■ **The task**
From the records below, print only the part that opens with the line containing "Reproduce this chart" and closes with the line containing "const endDate = new Date(2020, 9, 8);"; omit the pictures.

Stored records
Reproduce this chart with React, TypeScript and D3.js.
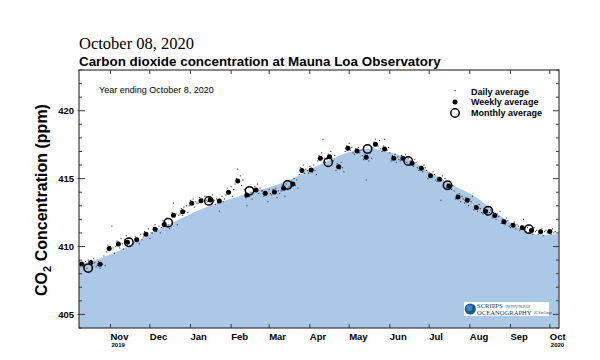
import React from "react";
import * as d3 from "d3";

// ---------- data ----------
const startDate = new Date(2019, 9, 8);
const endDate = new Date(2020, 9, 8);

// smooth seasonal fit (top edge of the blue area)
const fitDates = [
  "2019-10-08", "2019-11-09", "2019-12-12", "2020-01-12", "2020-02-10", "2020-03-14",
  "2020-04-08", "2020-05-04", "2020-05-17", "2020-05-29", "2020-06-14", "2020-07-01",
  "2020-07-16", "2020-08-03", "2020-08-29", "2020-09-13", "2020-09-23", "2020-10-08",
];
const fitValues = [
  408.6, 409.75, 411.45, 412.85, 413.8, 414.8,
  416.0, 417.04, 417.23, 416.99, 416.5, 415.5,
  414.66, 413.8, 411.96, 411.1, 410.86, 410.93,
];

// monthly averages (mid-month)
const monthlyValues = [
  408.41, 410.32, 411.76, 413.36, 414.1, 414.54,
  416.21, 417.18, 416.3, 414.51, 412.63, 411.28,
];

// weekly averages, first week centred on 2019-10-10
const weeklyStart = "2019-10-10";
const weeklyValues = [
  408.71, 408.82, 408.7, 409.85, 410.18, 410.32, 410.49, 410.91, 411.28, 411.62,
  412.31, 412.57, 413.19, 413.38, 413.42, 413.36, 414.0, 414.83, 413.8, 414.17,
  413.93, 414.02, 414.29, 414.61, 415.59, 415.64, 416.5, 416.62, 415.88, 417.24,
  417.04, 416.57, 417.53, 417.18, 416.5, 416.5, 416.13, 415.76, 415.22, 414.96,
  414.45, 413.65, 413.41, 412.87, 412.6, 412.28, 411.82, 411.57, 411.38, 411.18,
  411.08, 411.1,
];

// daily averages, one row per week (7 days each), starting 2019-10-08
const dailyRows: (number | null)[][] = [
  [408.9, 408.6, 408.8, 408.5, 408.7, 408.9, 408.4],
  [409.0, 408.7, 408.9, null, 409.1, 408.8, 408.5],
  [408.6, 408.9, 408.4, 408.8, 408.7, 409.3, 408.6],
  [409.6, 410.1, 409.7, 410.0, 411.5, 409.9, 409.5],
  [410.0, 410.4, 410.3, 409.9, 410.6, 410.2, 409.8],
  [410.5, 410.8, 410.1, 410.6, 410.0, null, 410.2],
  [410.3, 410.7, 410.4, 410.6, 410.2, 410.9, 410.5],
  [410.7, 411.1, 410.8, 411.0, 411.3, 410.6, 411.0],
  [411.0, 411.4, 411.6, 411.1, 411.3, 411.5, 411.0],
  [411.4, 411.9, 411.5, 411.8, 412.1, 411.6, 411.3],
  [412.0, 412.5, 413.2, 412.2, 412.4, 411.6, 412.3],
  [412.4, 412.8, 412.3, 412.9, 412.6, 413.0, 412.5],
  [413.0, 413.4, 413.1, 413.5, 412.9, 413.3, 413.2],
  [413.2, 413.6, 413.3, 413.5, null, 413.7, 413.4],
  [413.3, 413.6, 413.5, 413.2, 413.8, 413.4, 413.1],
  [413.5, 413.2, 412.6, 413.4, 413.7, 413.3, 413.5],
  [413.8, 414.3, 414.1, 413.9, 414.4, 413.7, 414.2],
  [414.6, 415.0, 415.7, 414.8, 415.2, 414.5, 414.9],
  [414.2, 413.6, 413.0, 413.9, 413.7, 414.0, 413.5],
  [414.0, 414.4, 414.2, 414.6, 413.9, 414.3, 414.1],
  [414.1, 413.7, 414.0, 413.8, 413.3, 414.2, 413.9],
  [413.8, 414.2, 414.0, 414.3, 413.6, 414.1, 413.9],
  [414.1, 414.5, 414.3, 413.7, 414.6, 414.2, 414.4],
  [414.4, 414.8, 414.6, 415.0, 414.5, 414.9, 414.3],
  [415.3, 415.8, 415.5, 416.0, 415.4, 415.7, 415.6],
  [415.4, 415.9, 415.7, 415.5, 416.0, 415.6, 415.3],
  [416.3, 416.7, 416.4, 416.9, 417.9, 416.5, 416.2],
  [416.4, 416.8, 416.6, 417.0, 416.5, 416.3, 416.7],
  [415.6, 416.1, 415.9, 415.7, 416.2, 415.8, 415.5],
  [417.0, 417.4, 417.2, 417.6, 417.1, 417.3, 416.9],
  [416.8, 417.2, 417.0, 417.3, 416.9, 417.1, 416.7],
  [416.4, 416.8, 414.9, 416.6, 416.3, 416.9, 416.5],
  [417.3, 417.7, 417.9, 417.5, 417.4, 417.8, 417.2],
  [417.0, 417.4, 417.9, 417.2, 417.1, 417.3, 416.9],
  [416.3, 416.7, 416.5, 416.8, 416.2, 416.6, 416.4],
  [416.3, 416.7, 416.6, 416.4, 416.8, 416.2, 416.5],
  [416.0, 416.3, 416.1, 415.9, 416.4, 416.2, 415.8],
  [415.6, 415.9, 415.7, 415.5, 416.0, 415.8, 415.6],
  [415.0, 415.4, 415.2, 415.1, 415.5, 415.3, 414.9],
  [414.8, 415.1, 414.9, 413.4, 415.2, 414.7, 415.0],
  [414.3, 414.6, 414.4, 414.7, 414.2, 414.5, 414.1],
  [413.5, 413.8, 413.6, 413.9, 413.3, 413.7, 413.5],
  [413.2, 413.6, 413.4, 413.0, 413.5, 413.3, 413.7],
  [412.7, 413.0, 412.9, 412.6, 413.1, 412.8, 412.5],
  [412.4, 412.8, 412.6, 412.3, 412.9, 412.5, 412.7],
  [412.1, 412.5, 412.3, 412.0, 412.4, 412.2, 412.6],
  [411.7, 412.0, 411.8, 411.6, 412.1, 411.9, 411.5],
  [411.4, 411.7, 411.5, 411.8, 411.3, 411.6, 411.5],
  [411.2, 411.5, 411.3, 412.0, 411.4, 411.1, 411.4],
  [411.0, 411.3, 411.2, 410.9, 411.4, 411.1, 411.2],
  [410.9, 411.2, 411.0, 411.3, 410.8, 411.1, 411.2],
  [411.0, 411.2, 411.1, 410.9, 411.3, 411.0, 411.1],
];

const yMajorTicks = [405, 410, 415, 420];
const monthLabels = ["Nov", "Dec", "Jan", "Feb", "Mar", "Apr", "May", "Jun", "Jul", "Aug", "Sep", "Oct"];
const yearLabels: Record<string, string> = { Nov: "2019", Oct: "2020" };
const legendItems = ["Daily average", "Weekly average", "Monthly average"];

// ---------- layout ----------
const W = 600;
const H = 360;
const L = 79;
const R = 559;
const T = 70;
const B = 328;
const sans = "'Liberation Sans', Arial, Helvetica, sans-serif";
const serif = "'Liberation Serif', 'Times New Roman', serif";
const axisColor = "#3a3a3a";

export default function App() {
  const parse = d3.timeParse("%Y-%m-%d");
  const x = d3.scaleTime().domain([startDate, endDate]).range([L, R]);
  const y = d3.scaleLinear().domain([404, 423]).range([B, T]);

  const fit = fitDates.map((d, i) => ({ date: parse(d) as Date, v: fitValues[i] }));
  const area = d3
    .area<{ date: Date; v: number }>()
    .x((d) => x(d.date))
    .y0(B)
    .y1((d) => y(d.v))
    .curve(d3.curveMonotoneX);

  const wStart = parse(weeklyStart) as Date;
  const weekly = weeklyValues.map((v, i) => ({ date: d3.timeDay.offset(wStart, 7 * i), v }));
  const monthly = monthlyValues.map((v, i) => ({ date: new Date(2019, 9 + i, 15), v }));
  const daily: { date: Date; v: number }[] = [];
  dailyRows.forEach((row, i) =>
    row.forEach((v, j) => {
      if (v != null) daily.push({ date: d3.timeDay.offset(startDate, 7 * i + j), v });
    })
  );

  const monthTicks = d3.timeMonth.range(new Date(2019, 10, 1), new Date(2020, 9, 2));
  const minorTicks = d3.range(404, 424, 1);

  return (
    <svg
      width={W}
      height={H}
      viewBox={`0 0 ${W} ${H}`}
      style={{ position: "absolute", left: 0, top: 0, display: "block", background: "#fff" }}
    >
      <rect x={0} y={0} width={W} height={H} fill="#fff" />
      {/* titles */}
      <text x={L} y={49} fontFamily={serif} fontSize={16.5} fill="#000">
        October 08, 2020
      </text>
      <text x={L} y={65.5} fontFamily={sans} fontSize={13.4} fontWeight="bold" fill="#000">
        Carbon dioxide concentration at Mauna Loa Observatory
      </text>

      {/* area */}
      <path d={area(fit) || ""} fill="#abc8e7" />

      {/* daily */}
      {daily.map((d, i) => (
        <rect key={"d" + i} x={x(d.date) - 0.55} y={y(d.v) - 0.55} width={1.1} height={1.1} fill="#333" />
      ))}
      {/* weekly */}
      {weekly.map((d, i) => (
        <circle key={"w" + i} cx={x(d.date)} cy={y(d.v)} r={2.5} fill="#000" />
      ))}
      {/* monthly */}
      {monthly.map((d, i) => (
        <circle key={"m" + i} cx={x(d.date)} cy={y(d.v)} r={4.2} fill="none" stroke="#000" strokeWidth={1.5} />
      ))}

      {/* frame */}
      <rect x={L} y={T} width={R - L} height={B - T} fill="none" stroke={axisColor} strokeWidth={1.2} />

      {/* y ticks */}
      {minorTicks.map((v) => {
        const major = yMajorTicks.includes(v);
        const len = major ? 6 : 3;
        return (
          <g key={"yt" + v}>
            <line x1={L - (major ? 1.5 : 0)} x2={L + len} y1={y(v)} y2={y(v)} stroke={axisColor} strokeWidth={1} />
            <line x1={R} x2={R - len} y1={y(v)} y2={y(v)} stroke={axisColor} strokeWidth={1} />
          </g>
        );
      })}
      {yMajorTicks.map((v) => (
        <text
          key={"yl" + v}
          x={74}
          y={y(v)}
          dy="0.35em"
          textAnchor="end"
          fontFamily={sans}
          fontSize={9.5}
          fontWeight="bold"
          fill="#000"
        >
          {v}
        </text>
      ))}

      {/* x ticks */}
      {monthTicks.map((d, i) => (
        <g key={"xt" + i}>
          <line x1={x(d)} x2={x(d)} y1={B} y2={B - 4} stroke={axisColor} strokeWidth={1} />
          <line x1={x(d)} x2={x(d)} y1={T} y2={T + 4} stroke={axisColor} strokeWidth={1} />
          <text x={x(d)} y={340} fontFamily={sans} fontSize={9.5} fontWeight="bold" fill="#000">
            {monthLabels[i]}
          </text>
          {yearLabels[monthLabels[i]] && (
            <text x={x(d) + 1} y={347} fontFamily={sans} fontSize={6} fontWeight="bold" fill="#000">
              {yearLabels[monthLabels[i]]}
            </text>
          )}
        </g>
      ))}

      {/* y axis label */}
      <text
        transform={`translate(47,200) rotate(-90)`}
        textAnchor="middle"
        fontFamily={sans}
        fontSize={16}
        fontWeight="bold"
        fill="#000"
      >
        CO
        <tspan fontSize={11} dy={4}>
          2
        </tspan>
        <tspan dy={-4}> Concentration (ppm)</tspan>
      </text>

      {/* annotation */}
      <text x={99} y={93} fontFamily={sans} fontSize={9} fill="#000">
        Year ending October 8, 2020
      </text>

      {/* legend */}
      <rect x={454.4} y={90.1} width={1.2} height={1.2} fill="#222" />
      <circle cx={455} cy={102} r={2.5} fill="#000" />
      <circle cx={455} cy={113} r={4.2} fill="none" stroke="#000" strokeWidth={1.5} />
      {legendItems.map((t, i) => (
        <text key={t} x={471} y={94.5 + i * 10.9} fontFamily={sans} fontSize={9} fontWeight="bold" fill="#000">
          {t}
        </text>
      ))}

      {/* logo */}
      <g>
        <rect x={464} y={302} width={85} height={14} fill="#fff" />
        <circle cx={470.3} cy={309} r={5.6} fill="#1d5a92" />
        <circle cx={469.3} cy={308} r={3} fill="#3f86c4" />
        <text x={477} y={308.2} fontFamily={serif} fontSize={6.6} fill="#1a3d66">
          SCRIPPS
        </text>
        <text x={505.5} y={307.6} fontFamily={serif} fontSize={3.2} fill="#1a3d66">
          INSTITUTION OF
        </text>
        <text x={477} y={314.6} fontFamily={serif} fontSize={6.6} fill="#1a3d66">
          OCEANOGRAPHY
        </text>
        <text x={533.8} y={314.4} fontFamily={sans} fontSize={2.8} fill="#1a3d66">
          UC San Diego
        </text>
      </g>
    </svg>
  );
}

--

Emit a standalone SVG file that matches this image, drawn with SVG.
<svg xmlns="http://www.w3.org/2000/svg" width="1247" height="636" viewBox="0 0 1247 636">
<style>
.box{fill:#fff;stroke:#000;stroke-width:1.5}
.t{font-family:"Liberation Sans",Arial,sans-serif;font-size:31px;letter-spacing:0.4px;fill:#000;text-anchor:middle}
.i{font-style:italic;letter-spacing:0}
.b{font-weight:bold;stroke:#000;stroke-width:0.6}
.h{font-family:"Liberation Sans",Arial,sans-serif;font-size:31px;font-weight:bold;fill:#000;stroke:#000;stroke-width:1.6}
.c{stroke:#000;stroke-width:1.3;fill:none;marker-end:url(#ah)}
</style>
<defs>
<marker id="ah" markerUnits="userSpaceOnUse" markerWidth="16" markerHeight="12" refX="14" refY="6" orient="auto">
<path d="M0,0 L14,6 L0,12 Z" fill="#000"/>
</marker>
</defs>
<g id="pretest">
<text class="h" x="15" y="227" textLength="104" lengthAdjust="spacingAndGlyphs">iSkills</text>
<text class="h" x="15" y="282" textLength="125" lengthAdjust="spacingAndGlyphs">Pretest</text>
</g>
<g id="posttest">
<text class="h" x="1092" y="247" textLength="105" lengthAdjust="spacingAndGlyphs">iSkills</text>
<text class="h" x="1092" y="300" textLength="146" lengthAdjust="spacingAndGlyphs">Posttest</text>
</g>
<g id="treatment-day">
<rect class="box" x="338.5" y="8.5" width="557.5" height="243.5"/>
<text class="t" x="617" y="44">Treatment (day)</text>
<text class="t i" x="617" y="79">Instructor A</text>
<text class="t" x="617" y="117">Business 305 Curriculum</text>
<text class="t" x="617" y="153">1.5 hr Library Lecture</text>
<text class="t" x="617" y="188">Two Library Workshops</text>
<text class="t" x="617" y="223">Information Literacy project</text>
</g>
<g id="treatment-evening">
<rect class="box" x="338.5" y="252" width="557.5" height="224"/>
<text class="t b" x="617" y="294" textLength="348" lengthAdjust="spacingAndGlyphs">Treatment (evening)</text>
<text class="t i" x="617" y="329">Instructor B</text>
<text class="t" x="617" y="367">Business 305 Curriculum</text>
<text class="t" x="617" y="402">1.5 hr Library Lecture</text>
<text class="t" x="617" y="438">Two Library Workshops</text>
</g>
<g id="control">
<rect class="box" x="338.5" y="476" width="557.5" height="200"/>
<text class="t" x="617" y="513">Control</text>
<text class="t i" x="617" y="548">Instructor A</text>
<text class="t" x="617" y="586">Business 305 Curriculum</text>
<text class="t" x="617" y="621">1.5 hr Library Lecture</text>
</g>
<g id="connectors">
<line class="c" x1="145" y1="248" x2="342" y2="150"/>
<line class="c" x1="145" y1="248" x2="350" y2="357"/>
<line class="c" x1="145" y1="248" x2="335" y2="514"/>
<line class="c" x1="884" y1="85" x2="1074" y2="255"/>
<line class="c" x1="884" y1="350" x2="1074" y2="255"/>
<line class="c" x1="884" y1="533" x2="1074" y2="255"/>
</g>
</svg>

...

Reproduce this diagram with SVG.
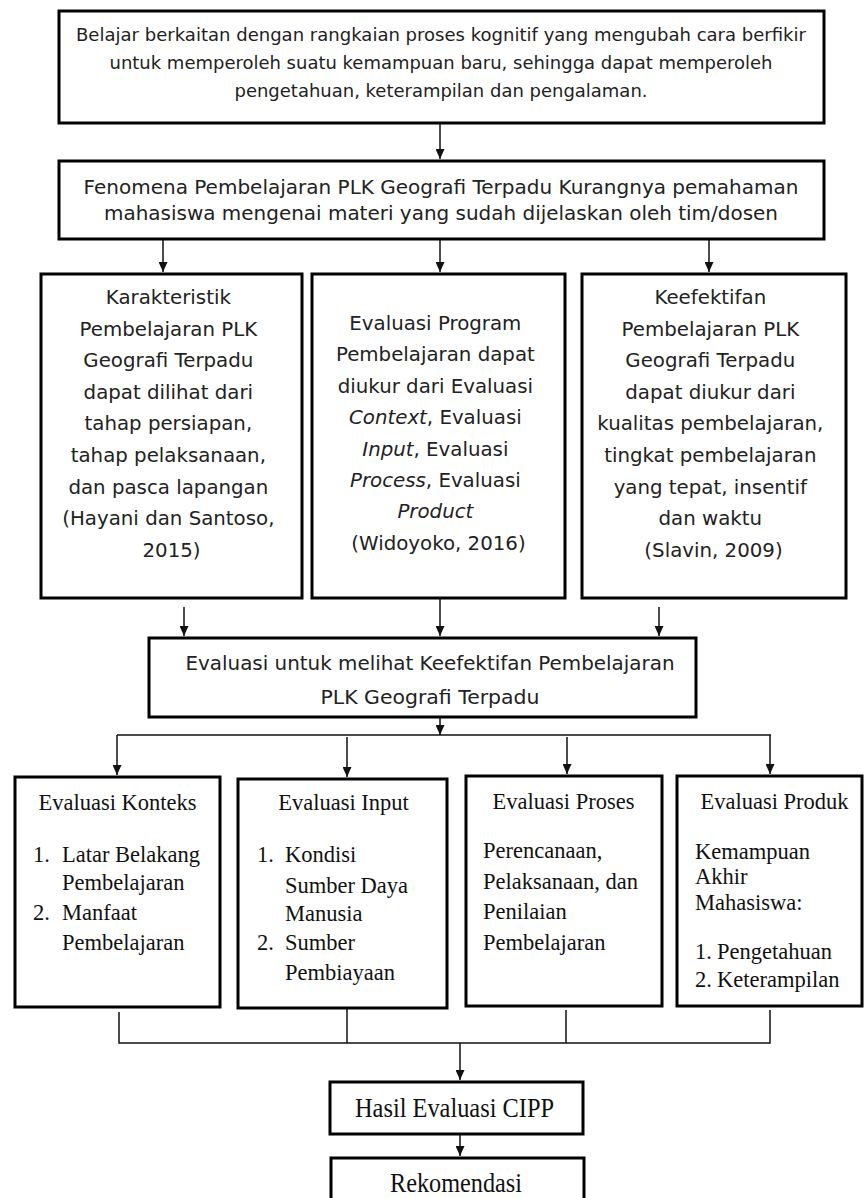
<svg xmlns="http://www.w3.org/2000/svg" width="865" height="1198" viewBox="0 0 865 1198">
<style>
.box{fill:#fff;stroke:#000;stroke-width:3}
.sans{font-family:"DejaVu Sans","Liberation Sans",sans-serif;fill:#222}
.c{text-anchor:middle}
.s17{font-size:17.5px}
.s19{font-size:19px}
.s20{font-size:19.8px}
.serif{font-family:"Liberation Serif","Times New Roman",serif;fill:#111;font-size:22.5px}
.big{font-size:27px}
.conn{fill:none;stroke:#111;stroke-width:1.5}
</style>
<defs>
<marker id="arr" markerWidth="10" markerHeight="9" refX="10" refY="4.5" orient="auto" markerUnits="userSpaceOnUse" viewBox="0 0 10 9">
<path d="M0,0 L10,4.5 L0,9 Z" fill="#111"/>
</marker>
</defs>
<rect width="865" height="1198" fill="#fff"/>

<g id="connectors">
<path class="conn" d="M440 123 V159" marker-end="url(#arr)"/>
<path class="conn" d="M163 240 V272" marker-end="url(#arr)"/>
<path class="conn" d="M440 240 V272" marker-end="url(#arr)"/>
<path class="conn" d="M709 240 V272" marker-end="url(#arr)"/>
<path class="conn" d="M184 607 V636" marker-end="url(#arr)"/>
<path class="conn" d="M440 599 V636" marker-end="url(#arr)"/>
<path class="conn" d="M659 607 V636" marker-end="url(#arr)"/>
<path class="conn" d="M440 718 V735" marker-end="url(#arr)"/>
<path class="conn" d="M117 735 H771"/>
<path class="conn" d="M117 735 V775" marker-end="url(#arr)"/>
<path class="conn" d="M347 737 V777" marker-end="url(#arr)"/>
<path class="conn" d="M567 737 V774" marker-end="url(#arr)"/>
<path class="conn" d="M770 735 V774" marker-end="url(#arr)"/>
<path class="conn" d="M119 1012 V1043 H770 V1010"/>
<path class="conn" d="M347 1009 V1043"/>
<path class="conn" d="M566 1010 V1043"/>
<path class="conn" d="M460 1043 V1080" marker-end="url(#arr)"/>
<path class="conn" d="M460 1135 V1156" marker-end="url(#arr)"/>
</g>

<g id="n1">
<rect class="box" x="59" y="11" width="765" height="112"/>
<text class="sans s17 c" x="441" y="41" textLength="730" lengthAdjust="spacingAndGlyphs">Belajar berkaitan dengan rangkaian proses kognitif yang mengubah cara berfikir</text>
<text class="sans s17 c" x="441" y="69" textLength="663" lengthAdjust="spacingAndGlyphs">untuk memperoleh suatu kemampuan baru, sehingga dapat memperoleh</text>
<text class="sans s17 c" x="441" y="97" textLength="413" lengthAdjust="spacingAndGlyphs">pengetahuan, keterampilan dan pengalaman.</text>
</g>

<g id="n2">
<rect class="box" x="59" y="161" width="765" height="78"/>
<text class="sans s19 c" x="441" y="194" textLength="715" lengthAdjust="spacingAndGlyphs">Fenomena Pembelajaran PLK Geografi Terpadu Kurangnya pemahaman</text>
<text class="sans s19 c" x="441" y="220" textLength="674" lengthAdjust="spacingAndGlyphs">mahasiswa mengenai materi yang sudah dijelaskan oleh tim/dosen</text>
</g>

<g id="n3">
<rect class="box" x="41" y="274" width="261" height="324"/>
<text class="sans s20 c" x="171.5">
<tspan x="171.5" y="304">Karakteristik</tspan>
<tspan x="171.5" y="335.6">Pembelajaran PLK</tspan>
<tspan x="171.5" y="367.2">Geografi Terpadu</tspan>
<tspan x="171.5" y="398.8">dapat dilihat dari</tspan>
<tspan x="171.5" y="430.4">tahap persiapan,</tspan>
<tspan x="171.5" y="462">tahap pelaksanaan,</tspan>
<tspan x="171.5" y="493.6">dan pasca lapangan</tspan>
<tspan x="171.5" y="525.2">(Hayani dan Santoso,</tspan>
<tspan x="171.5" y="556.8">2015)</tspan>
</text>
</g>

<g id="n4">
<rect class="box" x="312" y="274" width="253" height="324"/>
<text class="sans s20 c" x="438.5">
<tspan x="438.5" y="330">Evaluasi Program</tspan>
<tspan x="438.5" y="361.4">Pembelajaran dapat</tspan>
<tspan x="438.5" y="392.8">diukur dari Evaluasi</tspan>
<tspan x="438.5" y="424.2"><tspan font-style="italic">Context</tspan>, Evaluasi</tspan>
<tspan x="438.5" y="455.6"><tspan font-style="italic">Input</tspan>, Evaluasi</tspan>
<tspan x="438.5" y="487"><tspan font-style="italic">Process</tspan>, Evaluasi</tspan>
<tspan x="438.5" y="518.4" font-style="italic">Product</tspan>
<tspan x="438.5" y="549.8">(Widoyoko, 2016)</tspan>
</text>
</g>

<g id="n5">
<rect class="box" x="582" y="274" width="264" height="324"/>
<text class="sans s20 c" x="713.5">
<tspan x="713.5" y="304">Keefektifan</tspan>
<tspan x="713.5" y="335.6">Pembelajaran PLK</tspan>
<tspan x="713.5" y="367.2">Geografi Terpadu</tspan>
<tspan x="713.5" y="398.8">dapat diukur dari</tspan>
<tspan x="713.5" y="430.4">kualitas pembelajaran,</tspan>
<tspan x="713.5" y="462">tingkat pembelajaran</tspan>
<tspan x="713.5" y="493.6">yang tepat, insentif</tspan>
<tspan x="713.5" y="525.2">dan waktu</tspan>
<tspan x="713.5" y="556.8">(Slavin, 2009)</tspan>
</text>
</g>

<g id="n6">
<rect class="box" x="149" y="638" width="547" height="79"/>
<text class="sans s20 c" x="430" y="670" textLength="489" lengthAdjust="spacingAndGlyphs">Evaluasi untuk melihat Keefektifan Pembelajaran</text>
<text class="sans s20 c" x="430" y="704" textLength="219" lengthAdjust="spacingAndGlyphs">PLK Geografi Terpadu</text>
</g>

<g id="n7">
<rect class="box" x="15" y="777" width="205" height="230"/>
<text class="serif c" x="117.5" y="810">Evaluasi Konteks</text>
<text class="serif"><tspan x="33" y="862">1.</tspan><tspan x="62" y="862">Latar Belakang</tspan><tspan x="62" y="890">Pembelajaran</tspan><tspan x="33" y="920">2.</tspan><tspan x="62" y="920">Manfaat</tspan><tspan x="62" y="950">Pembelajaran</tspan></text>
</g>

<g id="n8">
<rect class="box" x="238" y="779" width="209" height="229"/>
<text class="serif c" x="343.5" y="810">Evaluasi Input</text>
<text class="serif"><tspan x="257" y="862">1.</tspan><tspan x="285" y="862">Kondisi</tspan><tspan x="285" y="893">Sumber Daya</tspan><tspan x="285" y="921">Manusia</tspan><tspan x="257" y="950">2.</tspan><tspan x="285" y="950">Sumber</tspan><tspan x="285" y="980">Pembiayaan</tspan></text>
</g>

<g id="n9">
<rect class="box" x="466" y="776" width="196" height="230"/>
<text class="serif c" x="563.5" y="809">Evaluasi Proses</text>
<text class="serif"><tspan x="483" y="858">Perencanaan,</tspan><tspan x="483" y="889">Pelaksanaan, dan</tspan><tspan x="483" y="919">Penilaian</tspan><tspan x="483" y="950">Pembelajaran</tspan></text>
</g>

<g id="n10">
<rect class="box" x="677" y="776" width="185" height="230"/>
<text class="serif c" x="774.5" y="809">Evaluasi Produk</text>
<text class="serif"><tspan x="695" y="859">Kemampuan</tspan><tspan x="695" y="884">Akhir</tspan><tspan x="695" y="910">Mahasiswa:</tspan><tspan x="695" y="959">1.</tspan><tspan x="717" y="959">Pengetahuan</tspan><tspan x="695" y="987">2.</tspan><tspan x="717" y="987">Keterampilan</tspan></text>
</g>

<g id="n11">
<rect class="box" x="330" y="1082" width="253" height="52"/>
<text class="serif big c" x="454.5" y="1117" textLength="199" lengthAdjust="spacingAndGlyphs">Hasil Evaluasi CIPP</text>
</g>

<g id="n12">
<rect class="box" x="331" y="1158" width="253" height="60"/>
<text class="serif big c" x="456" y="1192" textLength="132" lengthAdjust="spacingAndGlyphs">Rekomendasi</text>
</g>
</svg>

■ **Response**
Reproduce this chart with React, TypeScript and D3.js.
import React from "react";
import * as d3 from "d3";

// ---------- data ----------
const startDate = new Date(2019, 9, 8);
const endDate = new Date(2020, 9, 8);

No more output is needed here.